The number of people feeling negative towards the country’s financial situation has increased this month, but remains broadly stable. Those who said that the country’s financial situation is ‘not good’ or ‘not good at all’ has increased this month from 76% in November to 77% in December. However, this is still a marked improvement from this time last year, with 91% of respondents in December 2012 stating that the country’s financial situation was ‘not good’ or ‘not good at all’.

55–64 year olds are the most pessimistic about the country’s current financial situation with 87% stating it is ‘not good’ or ‘not good at all’, while 25–34 year olds are the most optimistic age group, with 33% of respondents having a positive outlook.

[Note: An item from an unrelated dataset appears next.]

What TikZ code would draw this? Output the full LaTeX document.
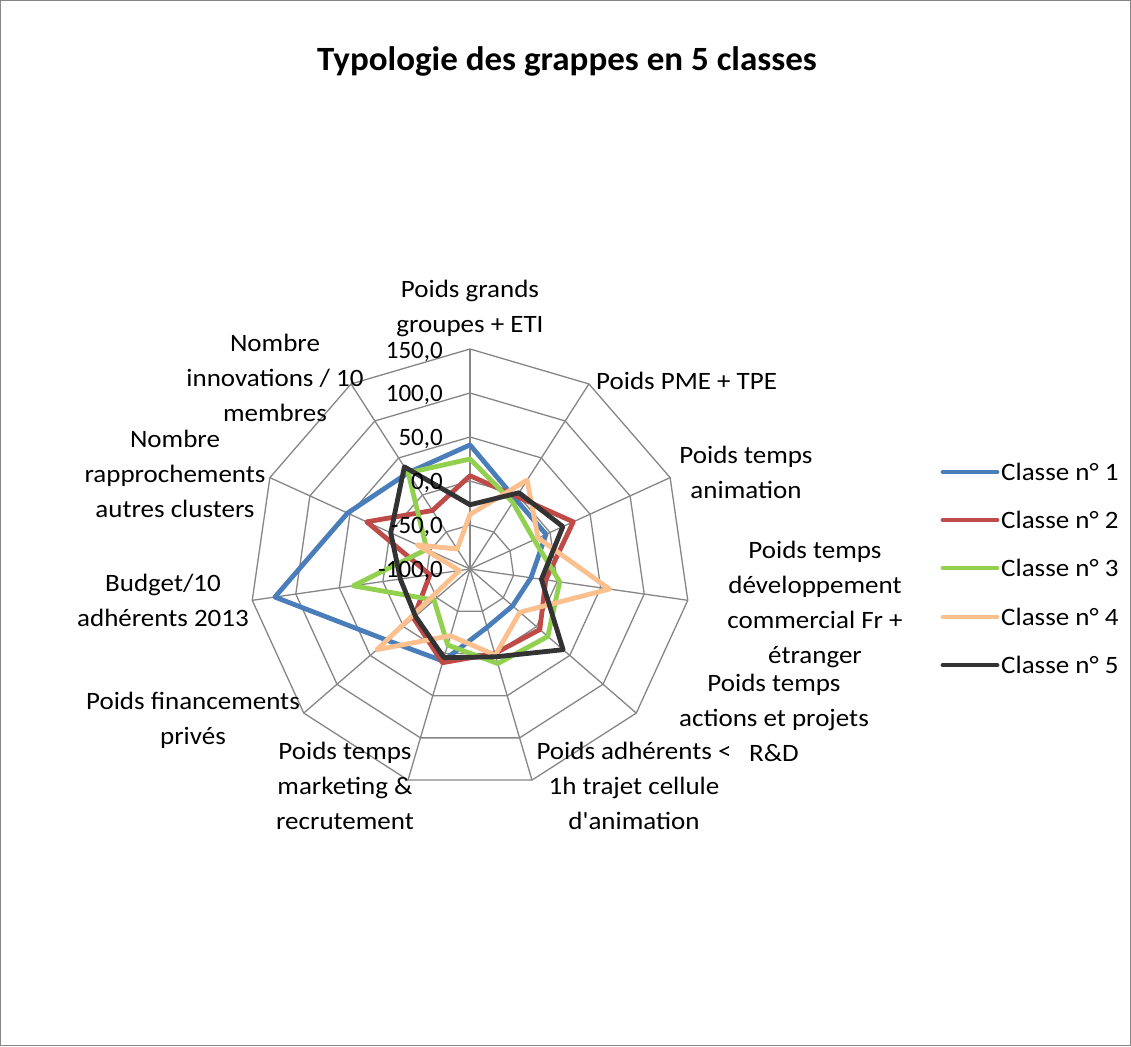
\documentclass[tikz,border=0pt]{standalone}
\usepackage{fontspec}
\setmainfont{Carlito}
\newfontfamily\labfont{Carlito}[FakeStretch=1.08]
\newfontfamily\titfont{Carlito}[FakeStretch=1.03]
\definecolor{gridgray}{HTML}{868686}
\definecolor{cA}{HTML}{4A7EBB}
\definecolor{cB}{HTML}{BE4B48}
\definecolor{cC}{HTML}{92D050}
\definecolor{cD}{HTML}{FCC08F}
\definecolor{cE}{HTML}{333333}
\newcommand\radpt[2]{({470+((#2)+100)*0.88*sin((#1)*360/11)},{569-((#2)+100)*0.88*cos((#1)*360/11)})}
\begin{document}
\begin{tikzpicture}[x=1pt,y=-1pt,
  gridline/.style={draw=gridgray,line width=1.3pt},
  serie/.style={line width=4.8pt,line join=round},
  lbl/.style={font=\labfont\fontsize{25}{35}\selectfont,align=center,inner sep=0pt},
  vlbl/.style={font=\fontsize{25}{30}\selectfont,inner sep=0pt,anchor=east},
  legtxt/.style={font=\labfont\fontsize{25}{30}\selectfont,inner sep=4pt,anchor=west}]
\useasboundingbox (0,0) rectangle (1131,1046);
\fill[white] (0,0) rectangle (1131,1046);
\draw[gridgray,line width=1.3pt] (0.8,0.8) rectangle (1130.2,1045.2);
% title
\node[font=\titfont\fontsize{34}{40}\selectfont\bfseries,inner sep=0pt] (title) at (567,61) {Typologie des grappes en 5 classes};
% grid rings
\foreach \r in {44,88,132,176,220}{
  \draw[gridline] (470,569-\r) \foreach \k in {1,...,10}{ -- ({470+\r*sin(\k*360/11)},{569-\r*cos(\k*360/11)}) } -- cycle;
}
% spokes
\coordinate (ctr) at (470,569);
\foreach \k in {0,...,10}{
  \coordinate (sp\k) at ({470+220*sin(\k*360/11)},{569-220*cos(\k*360/11)});
  \draw[gridline] (ctr) -- (sp\k);
}
% series
\draw[serie,cA] \radpt{0}{41} -- \radpt{1}{-5} -- \radpt{2}{-5} -- \radpt{3}{-30} -- \radpt{4}{-36} -- \radpt{5}{-31} -- \radpt{6}{9} -- \radpt{7}{24} -- \radpt{8}{124} -- \radpt{9}{53} -- \radpt{10}{30} -- cycle;
\draw[serie,cB] \radpt{0}{6} -- \radpt{1}{-2} -- \radpt{2}{29} -- \radpt{3}{-13} -- \radpt{4}{5} -- \radpt{5}{0} -- \radpt{6}{11} -- \radpt{7}{-15} -- \radpt{8}{-54} -- \radpt{9}{29} -- \radpt{10}{-21} -- cycle;
\draw[serie,cC] \radpt{0}{25} -- \radpt{1}{-10} -- \radpt{2}{-20} -- \radpt{3}{3} -- \radpt{4}{17} -- \radpt{5}{12} -- \radpt{6}{-10} -- \radpt{7}{-46} -- \radpt{8}{34} -- \radpt{9}{-46} -- \radpt{10}{30} -- cycle;
\draw[serie,cD] \radpt{0}{-38} -- \radpt{1}{20} -- \radpt{2}{-15} -- \radpt{3}{60} -- \radpt{4}{-25} -- \radpt{5}{2} -- \radpt{6}{-21} -- \radpt{7}{40} -- \radpt{8}{-88} -- \radpt{9}{-34} -- \radpt{10}{-73} -- cycle;
\draw[serie,cE] \radpt{0}{-27} -- \radpt{1}{3} -- \radpt{2}{16} -- \radpt{3}{-18} -- \radpt{4}{40} -- \radpt{5}{4} -- \radpt{6}{5} -- \radpt{7}{-18} -- \radpt{8}{-20} -- \radpt{9}{-1} -- \radpt{10}{38} -- cycle;
% value labels
\node[vlbl] (v150) at (443,352) {150,0};
\node[vlbl] (v100) at (443,395) {100,0};
\node[vlbl] (v50) at (443,439) {50,0};
\node[vlbl] (v0) at (443,483) {0,0};
\node[vlbl] (vm50) at (443,527) {-50,0};
\node[vlbl] (vm100) at (443,571) {-100,0};
% axis labels
\node[lbl] (ax0) at (470,308) {Poids grands\\groupes + ETI};
\node[lbl,anchor=west] (ax1) at (596,381) {Poids PME + TPE};
\node[lbl] (ax2) at (746,472) {Poids temps\\animation};
\node[lbl] (ax3) at (815,604) {Poids temps\\développement\\commercial Fr +\\étranger};
\node[lbl] (ax4) at (774,718) {Poids temps\\actions et projets\\R\&D};
\node[lbl] (ax5) at (634,786) {Poids adhérents <\\1h trajet cellule\\d'animation};
\node[lbl] (ax6) at (345,786) {Poids temps\\marketing \&\\recrutement};
\node[lbl] (ax7) at (193,720) {Poids financements\\privés};
\node[lbl] (ax8) at (163,600) {Budget/10\\adhérents 2013};
\node[lbl] (ax9) at (175,474) {Nombre\\rapprochements\\autres clusters};
\node[lbl] (ax10) at (275,378) {Nombre\\innovations / 10\\membres};
% legend
\foreach \i/\c/\y in {1/cA/472,2/cB/520,3/cC/568,4/cD/617,5/cE/665}{
  \coordinate (la\i) at (943,\y);
  \node[legtxt] (leg\i) at (997,\y) {Classe n° \i};
  \draw[serie,\c,line cap=round] (la\i) -- (leg\i.west);
}
\end{tikzpicture}
\end{document}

While positive sentiment towards the current housing market decreased by one point in December to 41%, this level is almost double what it was this time last year (23%), an improvement largely driven by those stating it is ‘somewhat good’. While those in Greater London have the highest overall postive view (45%), 19% of consumers in Greater London feel the housing market is ‘not good at all’ the third highest score after Scotland (24%) and North West (21%).

Despite a slight one point decrease in December in consumer sentiment towards the employment market, with 29% of respondents saying it is ‘not good at all’, this is well below the levels seen in December 2012, when negative sentiment stood at 42%, chiming with recent falls in unemployment.

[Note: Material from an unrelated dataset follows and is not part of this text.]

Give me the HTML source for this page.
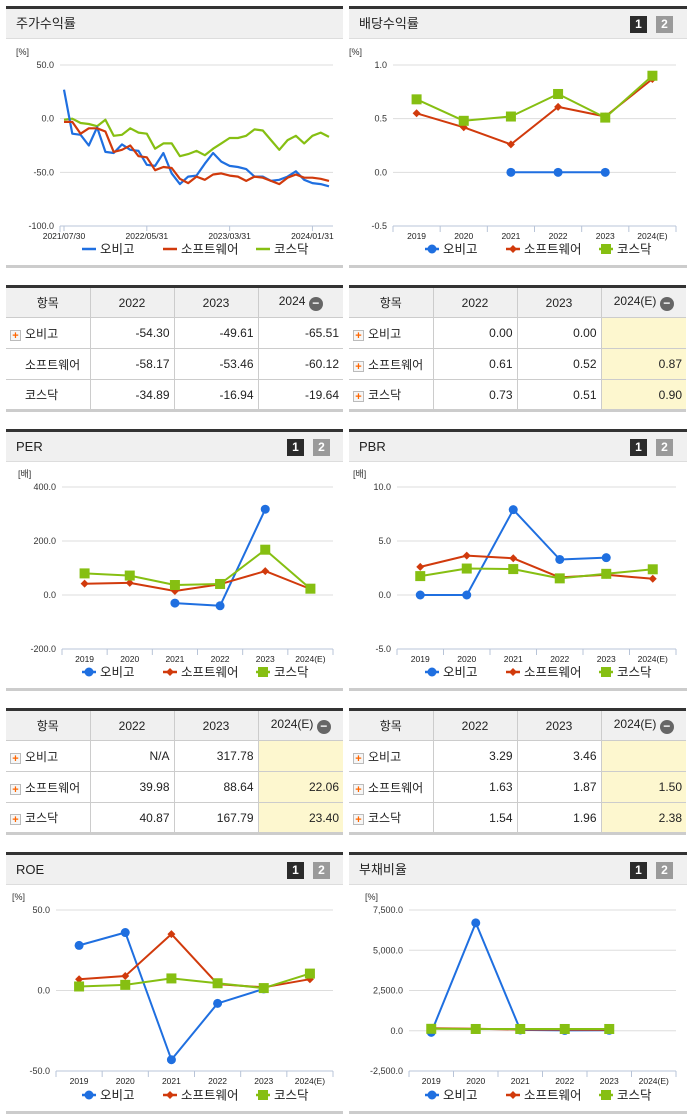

Similarly, while consumers who report an overall positive view of the UK employment market fell by two points last month to 23% in December, this figure has more than doubled since December 2011, which reported a 11 point overall positive sentiment.

Consumers negative sentiment towards their own personal finances remains relatively stable with 46% of respondents still saying they are ‘not good’ or ‘not good at all’, a 1% decrease from last month. This is little changed from the same time last year, which reported a 48% overall negative sentiment. Those aged 65 and over have the most positive view of their personal finances, with 68% saying they are ‘excellent’, ‘very good’ or ‘somewhat good’, while those living in Greater London continue to have the most positive view, with 18% saying that it is ‘very good’ or ‘excellent’, a four point increase from last month.